Work required = Copy out the listing in full, exactly as written, but not its pictures.
--- begin Source material ---
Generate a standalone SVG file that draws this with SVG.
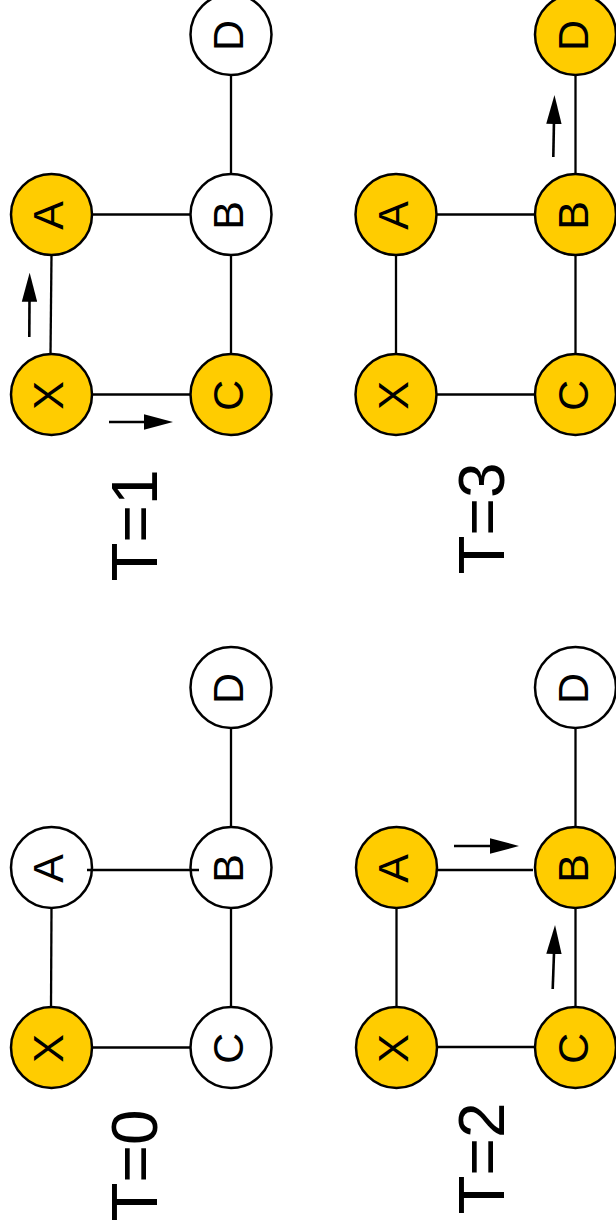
<svg xmlns="http://www.w3.org/2000/svg" width="616" height="1232" viewBox="0 0 616 1232">
  <style>
    .node circle { stroke: #000; stroke-width: 2.5; }
    .on circle { fill: #FFCC00; }
    .off circle { fill: #FFFFFF; }
    .node text { font-family: "Liberation Sans", Arial, sans-serif; font-size: 43px; fill: #000; text-anchor: middle; }
    .edge { stroke: #000; stroke-width: 2.3; fill: none; }
    .flow { stroke: #000; stroke-width: 2.6; fill: none; marker-end: url(#head); }
    .step { font-family: "Liberation Sans", Arial, sans-serif; font-size: 64px; fill: #000; }
  </style>
  <defs>
    <marker id="head" viewBox="0 0 29 16" refX="20" refY="8" markerWidth="29" markerHeight="16" markerUnits="userSpaceOnUse" orient="auto">
      <path d="M0,0.3 L29,8 L0,15.7 Z" fill="#000"/>
    </marker>
  </defs>
  <rect width="616" height="1232" fill="#FFFFFF"/>

  <!-- step labels, read bottom-to-top -->
  <text class="step" x="157" y="1221.5" transform="rotate(-90 157 1221.5)">T=0</text>
  <text class="step" x="157" y="581.5" transform="rotate(-90 157 581.5)">T=1</text>
  <text class="step" x="504" y="1214.5" transform="rotate(-90 504 1214.5)">T=2</text>
  <text class="step" x="504" y="574.5" transform="rotate(-90 504 574.5)">T=3</text>

  <!-- T=1 : top left -->
  <g id="t1-connectors">
    <line class="edge" x1="51.5" y1="255" x2="50.5" y2="354"/>
    <line class="edge" x1="92" y1="394.5" x2="190.5" y2="394.5"/>
    <line class="edge" x1="92" y1="214.5" x2="190.5" y2="214.5"/>
    <line class="edge" x1="231" y1="255" x2="231" y2="354"/>
    <line class="edge" x1="231" y1="75" x2="231" y2="174"/>
    <line class="flow" x1="29.3" y1="337" x2="29.6" y2="281.7"/>
    <line class="flow" x1="109" y1="422" x2="164" y2="422"/>
  </g>
  <g id="t1-X" class="node on"><circle cx="51.5" cy="394.5" r="40.5"/><text x="63.3" y="395.5" transform="rotate(-90 63.3 395.5)">X</text></g>
  <g id="t1-A" class="node on"><circle cx="51.5" cy="214.5" r="40.5"/><text x="63.3" y="215.5" transform="rotate(-90 63.3 215.5)">A</text></g>
  <g id="t1-C" class="node on"><circle cx="231" cy="394.5" r="40.5"/><text x="243" y="395.5" transform="rotate(-90 243 395.5)">C</text></g>
  <g id="t1-B" class="node off"><circle cx="231" cy="214.5" r="40.5"/><text x="243" y="215.5" transform="rotate(-90 243 215.5)">B</text></g>
  <g id="t1-D" class="node off"><circle cx="231" cy="34.5" r="40.5"/><text x="243" y="35.5" transform="rotate(-90 243 35.5)">D</text></g>

  <!-- T=3 : top right -->
  <g id="t3-connectors">
    <line class="edge" x1="396" y1="255" x2="396" y2="354"/>
    <line class="edge" x1="436.5" y1="394.5" x2="535" y2="394.5"/>
    <line class="edge" x1="436.5" y1="214.5" x2="535" y2="214.5"/>
    <line class="edge" x1="575.5" y1="255" x2="575.5" y2="354"/>
    <line class="edge" x1="575.5" y1="75" x2="575.5" y2="174"/>
    <line class="flow" x1="553.3" y1="157" x2="554.3" y2="104"/>
  </g>
  <g id="t3-X" class="node on"><circle cx="396" cy="394.5" r="40.5"/><text x="407.8" y="395.5" transform="rotate(-90 407.8 395.5)">X</text></g>
  <g id="t3-A" class="node on"><circle cx="396" cy="214.5" r="40.5"/><text x="407.8" y="215.5" transform="rotate(-90 407.8 215.5)">A</text></g>
  <g id="t3-C" class="node on"><circle cx="575.5" cy="394.5" r="40.5"/><text x="587.5" y="395.5" transform="rotate(-90 587.5 395.5)">C</text></g>
  <g id="t3-B" class="node on"><circle cx="575.5" cy="214.5" r="40.5"/><text x="587.5" y="215.5" transform="rotate(-90 587.5 215.5)">B</text></g>
  <g id="t3-D" class="node on"><circle cx="575.5" cy="34.5" r="40.5"/><text x="587.5" y="35.5" transform="rotate(-90 587.5 35.5)">D</text></g>

  <!-- T=0 : bottom left -->
  <g id="t0-connectors-under">
    <line class="edge" x1="51.5" y1="908" x2="51" y2="1007"/>
    <line class="edge" x1="92" y1="1047.5" x2="190.5" y2="1047.5"/>
    <line class="edge" x1="231" y1="908" x2="231" y2="1007"/>
    <line class="edge" x1="231" y1="728" x2="231" y2="827"/>
  </g>
  <g id="t0-X" class="node on"><circle cx="51.5" cy="1047.5" r="40.5"/><text x="63.3" y="1048.5" transform="rotate(-90 63.3 1048.5)">X</text></g>
  <g id="t0-A" class="node off"><circle cx="51.5" cy="867.5" r="40.5"/><text x="63.3" y="868.5" transform="rotate(-90 63.3 868.5)">A</text></g>
  <g id="t0-C" class="node off"><circle cx="231" cy="1047.5" r="40.5"/><text x="243" y="1048.5" transform="rotate(-90 243 1048.5)">C</text></g>
  <g id="t0-B" class="node off"><circle cx="231" cy="867.5" r="40.5"/><text x="243" y="868.5" transform="rotate(-90 243 868.5)">B</text></g>
  <g id="t0-D" class="node off"><circle cx="231" cy="687.5" r="40.5"/><text x="243" y="688.5" transform="rotate(-90 243 688.5)">D</text></g>
  <g id="t0-connectors-over">
    <line class="edge" x1="87" y1="870" x2="199" y2="870"/>
  </g>

  <!-- T=2 : bottom right -->
  <g id="t2-connectors">
    <line class="edge" x1="396.5" y1="908" x2="396.5" y2="1007"/>
    <line class="edge" x1="437" y1="1047" x2="535" y2="1047"/>
    <line class="edge" x1="437" y1="870" x2="533" y2="870"/>
    <line class="edge" x1="575.5" y1="908" x2="575.5" y2="1007"/>
    <line class="edge" x1="575.5" y1="728" x2="575.5" y2="827"/>
    <line class="flow" x1="454" y1="846" x2="510" y2="846"/>
    <line class="flow" x1="552.7" y1="989" x2="554.7" y2="934"/>
  </g>
  <g id="t2-X" class="node on"><circle cx="396.5" cy="1047.5" r="40.5"/><text x="408.3" y="1048.5" transform="rotate(-90 408.3 1048.5)">X</text></g>
  <g id="t2-A" class="node on"><circle cx="396.5" cy="867.5" r="40.5"/><text x="408.3" y="868.5" transform="rotate(-90 408.3 868.5)">A</text></g>
  <g id="t2-C" class="node on"><circle cx="575.5" cy="1047.5" r="40.5"/><text x="587.5" y="1048.5" transform="rotate(-90 587.5 1048.5)">C</text></g>
  <g id="t2-B" class="node on"><circle cx="575.5" cy="867.5" r="40.5"/><text x="587.5" y="868.5" transform="rotate(-90 587.5 868.5)">B</text></g>
  <g id="t2-D" class="node off"><circle cx="575.5" cy="687.5" r="40.5"/><text x="587.5" y="688.5" transform="rotate(-90 587.5 688.5)">D</text></g>
</svg>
--- end Source material ---
Reply =
Generate a standalone SVG file that draws this with SVG.
<svg xmlns="http://www.w3.org/2000/svg" width="616" height="1232" viewBox="0 0 616 1232">
  <style>
    .node circle { stroke: #000; stroke-width: 2.5; }
    .on circle { fill: #FFCC00; }
    .off circle { fill: #FFFFFF; }
    .node text { font-family: "Liberation Sans", Arial, sans-serif; font-size: 43px; fill: #000; text-anchor: middle; }
    .edge { stroke: #000; stroke-width: 2.3; fill: none; }
    .flow { stroke: #000; stroke-width: 2.6; fill: none; marker-end: url(#head); }
    .step { font-family: "Liberation Sans", Arial, sans-serif; font-size: 64px; fill: #000; }
  </style>
  <defs>
    <marker id="head" viewBox="0 0 29 16" refX="20" refY="8" markerWidth="29" markerHeight="16" markerUnits="userSpaceOnUse" orient="auto">
      <path d="M0,0.3 L29,8 L0,15.7 Z" fill="#000"/>
    </marker>
  </defs>
  <rect width="616" height="1232" fill="#FFFFFF"/>

  <!-- step labels, read bottom-to-top -->
  <text class="step" x="157" y="1221.5" transform="rotate(-90 157 1221.5)">T=0</text>
  <text class="step" x="157" y="581.5" transform="rotate(-90 157 581.5)">T=1</text>
  <text class="step" x="504" y="1214.5" transform="rotate(-90 504 1214.5)">T=2</text>
  <text class="step" x="504" y="574.5" transform="rotate(-90 504 574.5)">T=3</text>

  <!-- T=1 : top left -->
  <g id="t1-connectors">
    <line class="edge" x1="51.5" y1="255" x2="50.5" y2="354"/>
    <line class="edge" x1="92" y1="394.5" x2="190.5" y2="394.5"/>
    <line class="edge" x1="92" y1="214.5" x2="190.5" y2="214.5"/>
    <line class="edge" x1="231" y1="255" x2="231" y2="354"/>
    <line class="edge" x1="231" y1="75" x2="231" y2="174"/>
    <line class="flow" x1="29.3" y1="337" x2="29.6" y2="281.7"/>
    <line class="flow" x1="109" y1="422" x2="164" y2="422"/>
  </g>
  <g id="t1-X" class="node on"><circle cx="51.5" cy="394.5" r="40.5"/><text x="63.3" y="395.5" transform="rotate(-90 63.3 395.5)">X</text></g>
  <g id="t1-A" class="node on"><circle cx="51.5" cy="214.5" r="40.5"/><text x="63.3" y="215.5" transform="rotate(-90 63.3 215.5)">A</text></g>
  <g id="t1-C" class="node on"><circle cx="231" cy="394.5" r="40.5"/><text x="243" y="395.5" transform="rotate(-90 243 395.5)">C</text></g>
  <g id="t1-B" class="node off"><circle cx="231" cy="214.5" r="40.5"/><text x="243" y="215.5" transform="rotate(-90 243 215.5)">B</text></g>
  <g id="t1-D" class="node off"><circle cx="231" cy="34.5" r="40.5"/><text x="243" y="35.5" transform="rotate(-90 243 35.5)">D</text></g>

  <!-- T=3 : top right -->
  <g id="t3-connectors">
    <line class="edge" x1="396" y1="255" x2="396" y2="354"/>
    <line class="edge" x1="436.5" y1="394.5" x2="535" y2="394.5"/>
    <line class="edge" x1="436.5" y1="214.5" x2="535" y2="214.5"/>
    <line class="edge" x1="575.5" y1="255" x2="575.5" y2="354"/>
    <line class="edge" x1="575.5" y1="75" x2="575.5" y2="174"/>
    <line class="flow" x1="553.3" y1="157" x2="554.3" y2="104"/>
  </g>
  <g id="t3-X" class="node on"><circle cx="396" cy="394.5" r="40.5"/><text x="407.8" y="395.5" transform="rotate(-90 407.8 395.5)">X</text></g>
  <g id="t3-A" class="node on"><circle cx="396" cy="214.5" r="40.5"/><text x="407.8" y="215.5" transform="rotate(-90 407.8 215.5)">A</text></g>
  <g id="t3-C" class="node on"><circle cx="575.5" cy="394.5" r="40.5"/><text x="587.5" y="395.5" transform="rotate(-90 587.5 395.5)">C</text></g>
  <g id="t3-B" class="node on"><circle cx="575.5" cy="214.5" r="40.5"/><text x="587.5" y="215.5" transform="rotate(-90 587.5 215.5)">B</text></g>
  <g id="t3-D" class="node on"><circle cx="575.5" cy="34.5" r="40.5"/><text x="587.5" y="35.5" transform="rotate(-90 587.5 35.5)">D</text></g>

  <!-- T=0 : bottom left -->
  <g id="t0-connectors-under">
    <line class="edge" x1="51.5" y1="908" x2="51" y2="1007"/>
    <line class="edge" x1="92" y1="1047.5" x2="190.5" y2="1047.5"/>
    <line class="edge" x1="231" y1="908" x2="231" y2="1007"/>
    <line class="edge" x1="231" y1="728" x2="231" y2="827"/>
  </g>
  <g id="t0-X" class="node on"><circle cx="51.5" cy="1047.5" r="40.5"/><text x="63.3" y="1048.5" transform="rotate(-90 63.3 1048.5)">X</text></g>
  <g id="t0-A" class="node off"><circle cx="51.5" cy="867.5" r="40.5"/><text x="63.3" y="868.5" transform="rotate(-90 63.3 868.5)">A</text></g>
  <g id="t0-C" class="node off"><circle cx="231" cy="1047.5" r="40.5"/><text x="243" y="1048.5" transform="rotate(-90 243 1048.5)">C</text></g>
  <g id="t0-B" class="node off"><circle cx="231" cy="867.5" r="40.5"/><text x="243" y="868.5" transform="rotate(-90 243 868.5)">B</text></g>
  <g id="t0-D" class="node off"><circle cx="231" cy="687.5" r="40.5"/><text x="243" y="688.5" transform="rotate(-90 243 688.5)">D</text></g>
  <g id="t0-connectors-over">
    <line class="edge" x1="87" y1="870" x2="199" y2="870"/>
  </g>

  <!-- T=2 : bottom right -->
  <g id="t2-connectors">
    <line class="edge" x1="396.5" y1="908" x2="396.5" y2="1007"/>
    <line class="edge" x1="437" y1="1047" x2="535" y2="1047"/>
    <line class="edge" x1="437" y1="870" x2="533" y2="870"/>
    <line class="edge" x1="575.5" y1="908" x2="575.5" y2="1007"/>
    <line class="edge" x1="575.5" y1="728" x2="575.5" y2="827"/>
    <line class="flow" x1="454" y1="846" x2="510" y2="846"/>
    <line class="flow" x1="552.7" y1="989" x2="554.7" y2="934"/>
  </g>
  <g id="t2-X" class="node on"><circle cx="396.5" cy="1047.5" r="40.5"/><text x="408.3" y="1048.5" transform="rotate(-90 408.3 1048.5)">X</text></g>
  <g id="t2-A" class="node on"><circle cx="396.5" cy="867.5" r="40.5"/><text x="408.3" y="868.5" transform="rotate(-90 408.3 868.5)">A</text></g>
  <g id="t2-C" class="node on"><circle cx="575.5" cy="1047.5" r="40.5"/><text x="587.5" y="1048.5" transform="rotate(-90 587.5 1048.5)">C</text></g>
  <g id="t2-B" class="node on"><circle cx="575.5" cy="867.5" r="40.5"/><text x="587.5" y="868.5" transform="rotate(-90 587.5 868.5)">B</text></g>
  <g id="t2-D" class="node off"><circle cx="575.5" cy="687.5" r="40.5"/><text x="587.5" y="688.5" transform="rotate(-90 587.5 688.5)">D</text></g>
</svg>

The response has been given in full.